Pippi Longstocking Vol. 2: Pippi Fixes Everything: Oh really, Pippi? Can you fix my emotional unavailability? Didn't think so! Nonetheless, I will draw attention to this second Drawn and Quarterly collection of your antics from Astrid Lindgren & Ingrid Vang Nyman, a 56-page hardcover album at 7.5" x 9.5" dimensions. Samples; $14.95.

Judge Dredd: The Complete Carlos Ezquerra Vol. 2: Maximal! This is IDW's line of 9.5" x 12" hardcovers collecting Dredd material by artist, now returning to the strip's co-creator for another 248 pages, including (if the solicitation is correct) the entirety of The Apocalypse War, which for some reason did not appear in its expected chronological space in vol. 1 (maybe because the publisher is trying to colorize it in comic book format as Judge Dredd Classics). Plus: other bits 'n pieces from the '70s, '80s and '90s, apparently; $49.99.

Strontium Dog Digest: Portrait Of A Mutant: Minimal! Rebellion, meanwhile, issues a pocket-ready 144-page collection of a 1981 mutant bounty hunter storyline by Ezquerra and writer Alan Grant, as a means of introducing new readers to the similarly long-lived Strontium Dog strip from the Judge Dredd creators.
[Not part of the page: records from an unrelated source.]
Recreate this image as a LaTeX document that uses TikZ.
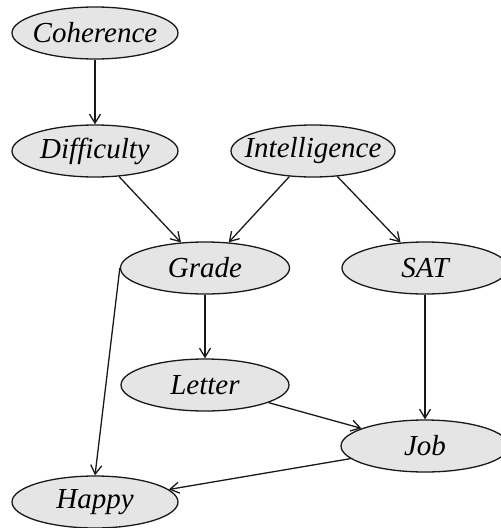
\documentclass[tikz,border=0pt]{standalone}
\usepackage{fontspec}
\setmainfont{Liberation Serif}
\usetikzlibrary{shapes.geometric,arrows.meta}
% zero-width label so the ellipse keeps its fixed size
\newcommand{\varname}[1]{\makebox[0pt]{#1}}
\begin{document}
\begin{tikzpicture}[x=1pt,y=-1pt,
  var/.style={ellipse,draw=black!90,line width=1.3pt,fill=black!10,
    minimum width=166pt,minimum height=52pt,inner sep=0pt,
    font=\fontsize{29}{32}\selectfont\itshape},
  dep/.style={draw=black!90,line width=1.3pt,
    -{Straight Barb[length=9pt,width=11pt,line width=1.3pt]}}]
\clip (0,0) rectangle (501,528);
\node[var] (coh) at (95,33) {\varname{Coherence}};
\node[var] (dif) at (95,151) {\varname{Difficulty}};
\node[var,minimum width=164pt] (int) at (313,151) {\varname{Intelligence}};
\node[var,minimum width=169pt] (gra) at (205,268) {\varname{Grade}};
\node[var] (sat) at (425,268) {\varname{SAT}};
\node[var,minimum width=168pt] (let) at (205,385) {\varname{Letter}};
\node[var,minimum width=168pt] (job) at (425,446) {\varname{Job}};
\node[var] (hap) at (95,502) {\varname{Happy}};
\draw[dep] (coh) -- (dif);
\draw[dep] (dif) -- (gra);
\draw[dep] (int) -- (gra);
\draw[dep] (int) -- (sat);
\draw[dep] (gra) -- (let);
\draw[dep] (sat) -- (job);
\draw[dep] (let) -- (job);
\draw[dep] (job) -- (hap);
\draw[dep] (gra.west) -- (hap.north);
\end{tikzpicture}
\end{document}
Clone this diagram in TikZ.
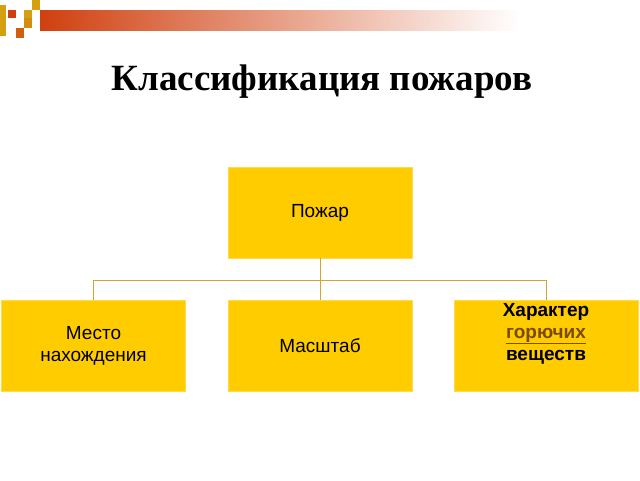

Probably some extra shorts in here too, going by the page count; $12.00.

Fantomex MAX #1 (of 4): But because old comics needn't remain the sole home of an earlier generation's talents, I will now draw your attention to this latest gasp of oxygen from Marvel's 'mature readers' line, in which writer Andrew Hope -- a Scottish screenwriter and novelist who worked briefly for Trident Comics in the early 1990s, at one point collaborating with a 20-year old Mark Millar -- revives a much-loved Grant Morrison Diabolik riff for a continuity-free bit of sci-fi espionage in which you are permitted to say "fuck." Art by Shawn Crystal; $3.99.

Chilling Archives of Horror Vol. 4: Jack Cole's Deadly Horror: And on that note, we'll wrap things up with the first of what I'm sure will become a rush of Halloween-themed releases, a new 148-page, 8.5" x 11" IDW hardcover compiling various horror comics from the prodigiously talented creator of crime, humor and superhero tales; $24.99.